About 57% of the study subjects were white and 70% were men. The average age at baseline was 59 years.

LVEF improved after ICD implantation in 215 (40%) of the participants, including 134 patients (25%) in whom it improved to greater than 35%. These patients were at significantly reduced risk of all-cause mortality and of requiring ICD shocks, compared with patients whose LVEF was either unchanged (47%) or decreased (13%) after ICD implantation, the investigators said. In a Cox regression model adjusted for age, sex, race, baseline LVEF, and stratified by enrollment center, the hazard ratio for all-cause mortality was 0.31, and that for an appropriate shock was 0.33 (J. Am. Coll. Cardiol. 2015 July 27 [doi:10.1016/j.jacc.2015.05.057]).

The mode of death could not be determined in many cases because records were unreliable for patients who died out of hospital, so the researchers couldn’t examine any association between LVEF changes and cardiac-specific mortality.

These study results are consistent with those of several previous studies, Dr. Zhang and her associates noted.
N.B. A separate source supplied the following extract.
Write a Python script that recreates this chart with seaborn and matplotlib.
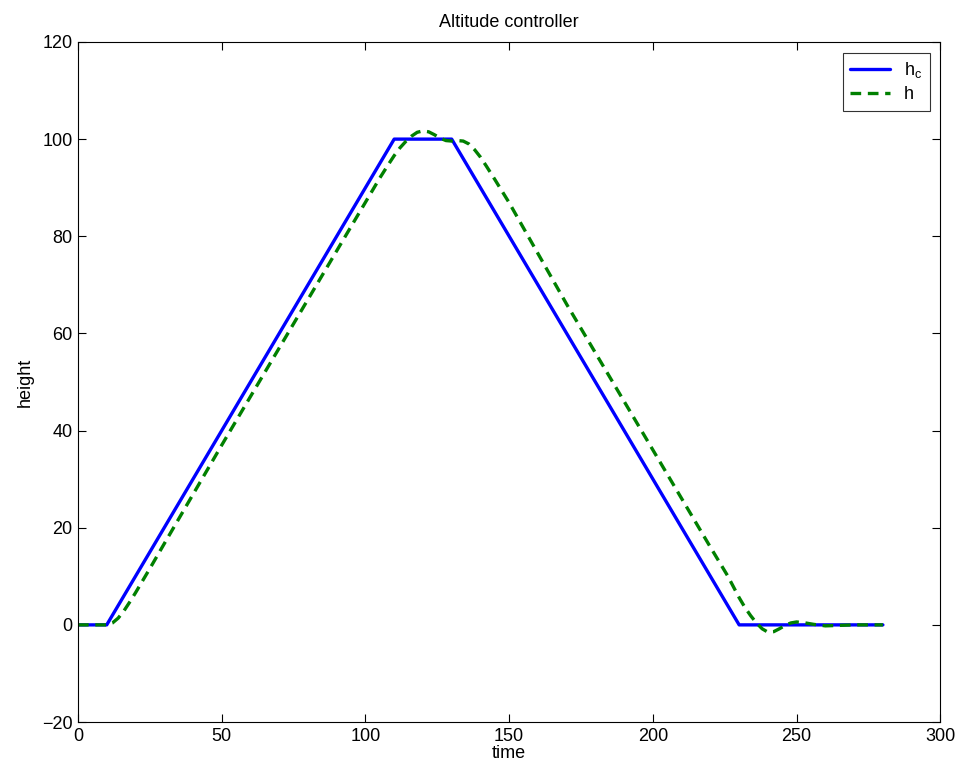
import matplotlib
matplotlib.use("Agg")
import matplotlib.pyplot as plt
import seaborn as sns
import pandas as pd

# Commanded altitude h_c
t_cmd = [0, 10, 110, 130, 230, 280]
h_cmd = [0, 0, 100, 100, 0, 0]

t_act = [0, 10, 12, 14, 16, 18, 20, 25, 30, 50, 80, 100, 105, 108, 110, 112, 114, 116,
         118, 120, 122, 124, 126, 128, 130, 132, 134, 136, 138, 140, 142, 145, 150,
         170, 200, 220, 226, 230, 232, 234, 236, 238, 240, 242, 244, 246, 248, 250,
         253, 256, 260, 265, 270, 280]
h_act = [0, 0, 0.4, 1.4, 2.9, 4.7, 6.6, 11.6, 16.7, 37.0, 67.0, 87.0, 92.0, 94.8, 96.6,
         98.2, 99.5, 100.6, 101.4, 101.7, 101.5, 100.9, 100.2, 99.7, 99.6, 99.7, 99.6,
         99.0, 97.8, 96.3, 94.5, 91.7, 86.9, 66.0, 36.0, 16.0, 10.1, 5.6, 3.6, 1.9, 0.4,
         -0.8, -1.5, -1.4, -0.8, -0.1, 0.4, 0.6, 0.4, 0.1, -0.2, -0.1, 0.0, 0.0]

title = "Altitude controller"
xlabel = "time"
ylabel = "height"

sns.set_style("white")
plt.rcParams['font.family'] = ['Liberation Sans', 'DejaVu Sans']
plt.rcParams['text.color'] = 'black'
plt.rcParams['axes.labelcolor'] = 'black'

fs = 13
fig = plt.figure(figsize=(9.58, 7.70), dpi=100)
ax = fig.add_axes([0.0814, 0.0623, 0.9002, 0.8832])

df1 = pd.DataFrame({"t": t_cmd, "h": h_cmd})
df2 = pd.DataFrame({"t": t_act, "h": h_act})
sns.lineplot(data=df1, x="t", y="h", ax=ax, color="#0000ff", lw=2.4, label="h$_\\mathregular{c}$")
sns.lineplot(data=df2, x="t", y="h", ax=ax, color="#008000", lw=2.4, ls=(0, (3.2, 2.0)), label="h")

ax.set_xlim(0, 300)
ax.set_ylim(-20, 120)
ax.set_xticks(range(0, 301, 50))
ax.set_yticks(range(-20, 121, 20))
ax.set_yticklabels(["\u221220"] + [str(v) for v in range(0, 121, 20)])
ax.tick_params(direction="in", length=6, width=0.8, top=True, right=True, bottom=True, left=True,
               labelsize=fs, colors="black", pad=4)
for s in ax.spines.values():
    s.set_color("black")
    s.set_linewidth(0.8)
ax.set_title(title, fontsize=fs, pad=11, color="black")
ax.set_xlabel(xlabel, fontsize=fs, labelpad=0, color="black")
ax.set_ylabel(ylabel, fontsize=fs, labelpad=6, color="black")
leg = ax.legend(loc="upper right", frameon=True, fancybox=False, fontsize=fs, handlelength=2.2,
                borderaxespad=0.6, handletextpad=0.8, labelspacing=0.35)
leg.get_frame().set_edgecolor("black")
leg.get_frame().set_linewidth(0.8)
for txt in leg.get_texts():
    txt.set_color("black")

fig.savefig("out.png", dpi=100, facecolor="white")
“Findings from our study indicate that repeated LVEF assessment after ICD implantation can provide additional prognostic information and may also allow for more informed decision making regarding ICD generator replacement, especially in patients whose LVEF improved significantly,” they said.

Further studies in larger populations that have more frequent LVEF reassessments are needed to establish whether ICD generator replacement has a positive or negative impact on this patient population, and to better guide clinicians in deciding whether ICD generator replacement should be deferred in individual patients, the investigators added.